[Short task]
Write out each line that follows exactly as it stands, without the pictures.

[Given information]

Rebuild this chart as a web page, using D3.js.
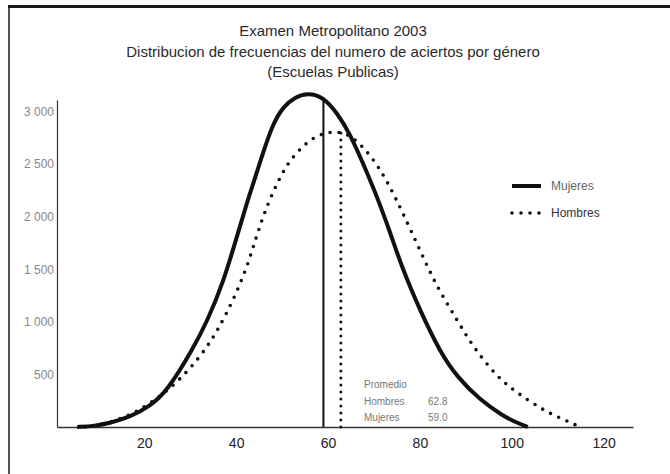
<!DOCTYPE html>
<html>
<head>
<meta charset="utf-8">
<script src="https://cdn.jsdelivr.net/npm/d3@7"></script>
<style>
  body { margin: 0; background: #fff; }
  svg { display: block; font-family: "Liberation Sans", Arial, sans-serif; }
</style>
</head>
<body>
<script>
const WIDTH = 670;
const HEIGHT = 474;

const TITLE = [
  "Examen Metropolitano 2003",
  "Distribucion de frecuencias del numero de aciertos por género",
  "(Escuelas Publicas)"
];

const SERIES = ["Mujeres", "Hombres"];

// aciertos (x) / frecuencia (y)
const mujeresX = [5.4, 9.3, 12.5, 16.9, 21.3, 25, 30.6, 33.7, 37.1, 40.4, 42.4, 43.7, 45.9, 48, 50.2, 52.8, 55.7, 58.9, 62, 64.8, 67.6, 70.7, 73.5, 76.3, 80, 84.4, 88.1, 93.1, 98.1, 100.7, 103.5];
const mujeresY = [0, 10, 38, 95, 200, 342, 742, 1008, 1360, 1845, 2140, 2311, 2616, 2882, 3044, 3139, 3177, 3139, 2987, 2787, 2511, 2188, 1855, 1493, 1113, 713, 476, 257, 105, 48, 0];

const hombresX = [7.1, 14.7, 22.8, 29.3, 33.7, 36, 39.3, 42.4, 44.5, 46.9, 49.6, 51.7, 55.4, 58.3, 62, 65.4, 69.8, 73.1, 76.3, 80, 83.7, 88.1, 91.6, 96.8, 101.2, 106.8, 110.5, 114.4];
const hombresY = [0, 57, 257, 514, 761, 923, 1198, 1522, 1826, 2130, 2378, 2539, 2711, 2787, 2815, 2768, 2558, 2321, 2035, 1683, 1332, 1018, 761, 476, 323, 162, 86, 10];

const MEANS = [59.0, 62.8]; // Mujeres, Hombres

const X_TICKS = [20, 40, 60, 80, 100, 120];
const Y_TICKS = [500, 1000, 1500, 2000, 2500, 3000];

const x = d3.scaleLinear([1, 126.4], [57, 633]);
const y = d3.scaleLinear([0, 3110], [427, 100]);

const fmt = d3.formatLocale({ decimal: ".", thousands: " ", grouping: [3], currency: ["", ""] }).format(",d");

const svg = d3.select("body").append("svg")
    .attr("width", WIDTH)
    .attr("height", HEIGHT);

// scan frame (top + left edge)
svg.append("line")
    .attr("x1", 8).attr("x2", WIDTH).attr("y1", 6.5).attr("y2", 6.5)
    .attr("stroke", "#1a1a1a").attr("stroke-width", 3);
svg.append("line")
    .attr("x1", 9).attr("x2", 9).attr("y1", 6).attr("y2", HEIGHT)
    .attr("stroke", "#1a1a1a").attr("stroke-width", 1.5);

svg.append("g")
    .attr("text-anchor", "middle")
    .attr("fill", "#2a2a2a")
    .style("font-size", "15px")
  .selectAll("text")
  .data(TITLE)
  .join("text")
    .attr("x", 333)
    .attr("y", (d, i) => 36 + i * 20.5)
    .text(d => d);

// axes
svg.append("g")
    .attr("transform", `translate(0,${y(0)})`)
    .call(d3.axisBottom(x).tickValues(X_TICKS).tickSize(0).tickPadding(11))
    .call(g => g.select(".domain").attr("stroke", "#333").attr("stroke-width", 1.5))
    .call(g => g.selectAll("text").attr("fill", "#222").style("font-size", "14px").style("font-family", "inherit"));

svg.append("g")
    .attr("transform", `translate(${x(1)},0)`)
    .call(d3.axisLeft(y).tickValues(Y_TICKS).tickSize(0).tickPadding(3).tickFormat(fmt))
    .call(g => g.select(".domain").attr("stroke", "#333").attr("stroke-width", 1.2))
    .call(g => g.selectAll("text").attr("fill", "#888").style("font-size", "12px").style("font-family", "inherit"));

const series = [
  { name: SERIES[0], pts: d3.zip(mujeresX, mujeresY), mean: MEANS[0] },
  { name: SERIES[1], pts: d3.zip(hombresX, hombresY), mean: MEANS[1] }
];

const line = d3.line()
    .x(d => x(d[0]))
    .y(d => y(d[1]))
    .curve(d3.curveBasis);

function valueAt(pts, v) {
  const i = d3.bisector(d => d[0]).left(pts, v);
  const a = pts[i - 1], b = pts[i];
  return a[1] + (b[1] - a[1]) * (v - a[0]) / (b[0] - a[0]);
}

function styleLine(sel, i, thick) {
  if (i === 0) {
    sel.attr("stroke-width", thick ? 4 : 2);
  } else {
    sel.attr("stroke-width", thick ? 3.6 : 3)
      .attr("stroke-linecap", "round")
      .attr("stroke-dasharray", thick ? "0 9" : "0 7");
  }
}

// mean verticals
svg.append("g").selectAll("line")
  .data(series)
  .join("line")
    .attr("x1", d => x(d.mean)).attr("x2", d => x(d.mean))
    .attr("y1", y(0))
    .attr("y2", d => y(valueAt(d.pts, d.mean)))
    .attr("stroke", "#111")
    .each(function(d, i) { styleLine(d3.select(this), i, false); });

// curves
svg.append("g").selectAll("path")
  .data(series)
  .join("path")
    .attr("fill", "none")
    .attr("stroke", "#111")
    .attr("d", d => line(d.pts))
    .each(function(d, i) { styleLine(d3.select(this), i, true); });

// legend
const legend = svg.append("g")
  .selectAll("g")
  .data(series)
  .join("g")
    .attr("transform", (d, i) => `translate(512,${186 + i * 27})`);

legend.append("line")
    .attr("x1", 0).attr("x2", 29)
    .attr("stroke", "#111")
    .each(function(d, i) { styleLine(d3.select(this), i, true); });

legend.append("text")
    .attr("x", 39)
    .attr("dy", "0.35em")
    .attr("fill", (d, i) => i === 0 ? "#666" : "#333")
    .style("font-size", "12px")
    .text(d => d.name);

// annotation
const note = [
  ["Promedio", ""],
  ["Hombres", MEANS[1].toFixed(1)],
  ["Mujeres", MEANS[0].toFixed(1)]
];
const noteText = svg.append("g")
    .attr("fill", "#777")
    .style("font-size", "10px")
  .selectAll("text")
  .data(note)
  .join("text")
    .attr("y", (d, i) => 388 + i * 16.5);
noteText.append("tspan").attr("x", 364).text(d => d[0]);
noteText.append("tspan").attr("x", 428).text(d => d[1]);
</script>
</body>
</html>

[Written reply]
Rebuild this chart as a web page, using D3.js.
<!DOCTYPE html>
<html>
<head>
<meta charset="utf-8">
<script src="https://cdn.jsdelivr.net/npm/d3@7"></script>
<style>
  body { margin: 0; background: #fff; }
  svg { display: block; font-family: "Liberation Sans", Arial, sans-serif; }
</style>
</head>
<body>
<script>
const WIDTH = 670;
const HEIGHT = 474;

const TITLE = [
  "Examen Metropolitano 2003",
  "Distribucion de frecuencias del numero de aciertos por género",
  "(Escuelas Publicas)"
];

const SERIES = ["Mujeres", "Hombres"];

// aciertos (x) / frecuencia (y)
const mujeresX = [5.4, 9.3, 12.5, 16.9, 21.3, 25, 30.6, 33.7, 37.1, 40.4, 42.4, 43.7, 45.9, 48, 50.2, 52.8, 55.7, 58.9, 62, 64.8, 67.6, 70.7, 73.5, 76.3, 80, 84.4, 88.1, 93.1, 98.1, 100.7, 103.5];
const mujeresY = [0, 10, 38, 95, 200, 342, 742, 1008, 1360, 1845, 2140, 2311, 2616, 2882, 3044, 3139, 3177, 3139, 2987, 2787, 2511, 2188, 1855, 1493, 1113, 713, 476, 257, 105, 48, 0];

const hombresX = [7.1, 14.7, 22.8, 29.3, 33.7, 36, 39.3, 42.4, 44.5, 46.9, 49.6, 51.7, 55.4, 58.3, 62, 65.4, 69.8, 73.1, 76.3, 80, 83.7, 88.1, 91.6, 96.8, 101.2, 106.8, 110.5, 114.4];
const hombresY = [0, 57, 257, 514, 761, 923, 1198, 1522, 1826, 2130, 2378, 2539, 2711, 2787, 2815, 2768, 2558, 2321, 2035, 1683, 1332, 1018, 761, 476, 323, 162, 86, 10];

const MEANS = [59.0, 62.8]; // Mujeres, Hombres

const X_TICKS = [20, 40, 60, 80, 100, 120];
const Y_TICKS = [500, 1000, 1500, 2000, 2500, 3000];

const x = d3.scaleLinear([1, 126.4], [57, 633]);
const y = d3.scaleLinear([0, 3110], [427, 100]);

const fmt = d3.formatLocale({ decimal: ".", thousands: " ", grouping: [3], currency: ["", ""] }).format(",d");

const svg = d3.select("body").append("svg")
    .attr("width", WIDTH)
    .attr("height", HEIGHT);

// scan frame (top + left edge)
svg.append("line")
    .attr("x1", 8).attr("x2", WIDTH).attr("y1", 6.5).attr("y2", 6.5)
    .attr("stroke", "#1a1a1a").attr("stroke-width", 3);
svg.append("line")
    .attr("x1", 9).attr("x2", 9).attr("y1", 6).attr("y2", HEIGHT)
    .attr("stroke", "#1a1a1a").attr("stroke-width", 1.5);

svg.append("g")
    .attr("text-anchor", "middle")
    .attr("fill", "#2a2a2a")
    .style("font-size", "15px")
  .selectAll("text")
  .data(TITLE)
  .join("text")
    .attr("x", 333)
    .attr("y", (d, i) => 36 + i * 20.5)
    .text(d => d);

// axes
svg.append("g")
    .attr("transform", `translate(0,${y(0)})`)
    .call(d3.axisBottom(x).tickValues(X_TICKS).tickSize(0).tickPadding(11))
    .call(g => g.select(".domain").attr("stroke", "#333").attr("stroke-width", 1.5))
    .call(g => g.selectAll("text").attr("fill", "#222").style("font-size", "14px").style("font-family", "inherit"));

svg.append("g")
    .attr("transform", `translate(${x(1)},0)`)
    .call(d3.axisLeft(y).tickValues(Y_TICKS).tickSize(0).tickPadding(3).tickFormat(fmt))
    .call(g => g.select(".domain").attr("stroke", "#333").attr("stroke-width", 1.2))
    .call(g => g.selectAll("text").attr("fill", "#888").style("font-size", "12px").style("font-family", "inherit"));

const series = [
  { name: SERIES[0], pts: d3.zip(mujeresX, mujeresY), mean: MEANS[0] },
  { name: SERIES[1], pts: d3.zip(hombresX, hombresY), mean: MEANS[1] }
];

const line = d3.line()
    .x(d => x(d[0]))
    .y(d => y(d[1]))
    .curve(d3.curveBasis);

function valueAt(pts, v) {
  const i = d3.bisector(d => d[0]).left(pts, v);
  const a = pts[i - 1], b = pts[i];
  return a[1] + (b[1] - a[1]) * (v - a[0]) / (b[0] - a[0]);
}

function styleLine(sel, i, thick) {
  if (i === 0) {
    sel.attr("stroke-width", thick ? 4 : 2);
  } else {
    sel.attr("stroke-width", thick ? 3.6 : 3)
      .attr("stroke-linecap", "round")
      .attr("stroke-dasharray", thick ? "0 9" : "0 7");
  }
}

// mean verticals
svg.append("g").selectAll("line")
  .data(series)
  .join("line")
    .attr("x1", d => x(d.mean)).attr("x2", d => x(d.mean))
    .attr("y1", y(0))
    .attr("y2", d => y(valueAt(d.pts, d.mean)))
    .attr("stroke", "#111")
    .each(function(d, i) { styleLine(d3.select(this), i, false); });

// curves
svg.append("g").selectAll("path")
  .data(series)
  .join("path")
    .attr("fill", "none")
    .attr("stroke", "#111")
    .attr("d", d => line(d.pts))
    .each(function(d, i) { styleLine(d3.select(this), i, true); });

// legend
const legend = svg.append("g")
  .selectAll("g")
  .data(series)
  .join("g")
    .attr("transform", (d, i) => `translate(512,${186 + i * 27})`);

legend.append("line")
    .attr("x1", 0).attr("x2", 29)
    .attr("stroke", "#111")
    .each(function(d, i) { styleLine(d3.select(this), i, true); });

legend.append("text")
    .attr("x", 39)
    .attr("dy", "0.35em")
    .attr("fill", (d, i) => i === 0 ? "#666" : "#333")
    .style("font-size", "12px")
    .text(d => d.name);

// annotation
const note = [
  ["Promedio", ""],
  ["Hombres", MEANS[1].toFixed(1)],
  ["Mujeres", MEANS[0].toFixed(1)]
];
const noteText = svg.append("g")
    .attr("fill", "#777")
    .style("font-size", "10px")
  .selectAll("text")
  .data(note)
  .join("text")
    .attr("y", (d, i) => 388 + i * 16.5);
noteText.append("tspan").attr("x", 364).text(d => d[0]);
noteText.append("tspan").attr("x", 428).text(d => d[1]);
</script>
</body>
</html>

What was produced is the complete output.